Deletes photos found by find_photo.
<Simulation 1 - 사진 검색>
사용자 : 아리아, 누구 사진으로 달 사진 찾아줘.
NUGU : 23개의 사진이 검색되었습니다.
OUTPUT : 검색된 23개의 사진을 휴대폰에 출력한다.
<simulation 2 - 사진 검색(날짜 기반)>
사용자 : 아리아, 누구 사진으로 오늘 찍은 사진 보여줘.
NUGU : 10장의 사진이 검색되었습니다.
OUTPUT : 검색된 10장의 사진을 휴대폰에 출력한다.
<Simulation 3 - 검색 사진 삭제>
사용자 : 아리아, 누구 사진으로 내 휴대폰에 이 사람 얼굴 나온 사진 찾아줘
NUGU : 35개의 사진이 휴대폰에서 검색 되었습니다.
사용자 : 검색된 사진 전부 지워줘
NUGU : 검색된 35개의 사진을 모두 지울까요?
사용자 : 응.
NUGU : 35개의 사진이 삭제되었습니다.
OUTPUT1 : 35개의 사진을 휴대폰에 출력한다.
OUTPUT2 : 35개의 검색된 사진을 엘범에서 삭제한다.
<Simulation 4 - 사진 검색 실패>
사용자 : 아리야, 누구 사진으로 고양이 사진 찾아줘.
NUGU : 검색된 사진이 없습니다.
<Simulation 5 – 앨범 생성>
사용자 : 아리아, 누구 사진으로 새앨범 만들어줘
NUGU : 앨범 이름은 무엇으로 할까요?
사용자 : 내 셀카로 해줘
NUGU : 앨범이 생성되었습니다.
OUTPUT : 해당 이름의 앨범 생성
<Simulation 6 – 앨범 정리>
사용자 : 아리아, 누구 사진으로 내 셀카 찾아줘
NUGU : 12개의 사진이 검색되었습니다.
사용자 : 이 사진들 내 사진 앨범으로 옮겨줘
NUGU : 사진들을 해당 앨범으로 옮겼습니다.
OUTPUT1 : 검색된 12개의 사진을 휴대폰에 출력한다.
OUTPUT2 : 검색된 12개의 사진을 해당 앨범으로 옮긴다.
- Using okhttp library for connection between server and http.
- Using Swipe layout through butterknife library, for showing refresh screen
- To get transmission completion alarm, Using FCM service of Google (Firebase Cloud Message)
- Refers to resolve http access blocking issue in Android 9
- Used to build a backend proxy server to communicate with NUGU
- Refer to Node.js and MariaDB integration.
- Reference when implementing photo upload using multer module in Node.js
- Refer to Vision API initial setup and basic test.

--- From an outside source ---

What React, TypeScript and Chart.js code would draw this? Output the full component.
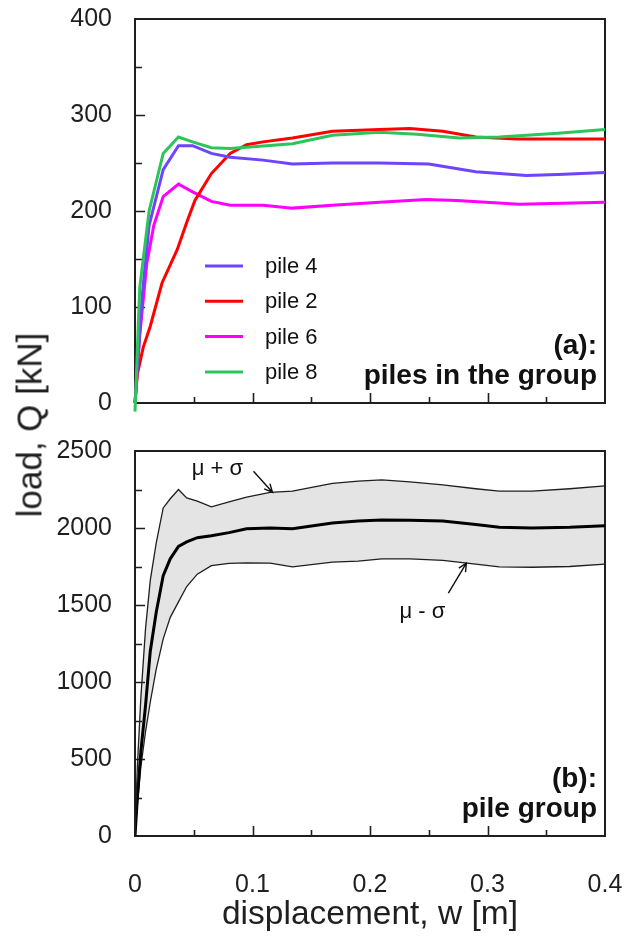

To analyze the accuracy of the service, we tested the recognition rate of NUGaller.
Four main functions of the NUGaller were tested - (Find a picture / Delete a picture / Create an album /Move a picture).
Evaluation was conducted on Recognition Rate(Clean, Noisy), Misperception rate in proportion to the frequency, Accuracy and Response speed.
We develop Picture finding and Album organizing service, NUGaller base on NUGU AI Speaker. The high quality of the Google vision api gave us better accuracy than we initially expected.
When we fisrt started we planned a service for family or group. Because most of NUGU's users are family or group units. So we were going to make a public cloud album called 'NUGU album' for group using NUGU AI Speaker, and put the NUGaller service inside this service.
However, we scaled down our services because of limited development capabilities and time constraints. If we extend the service in the manner described above, we we can probably expect to activate the use of NUGU speaker.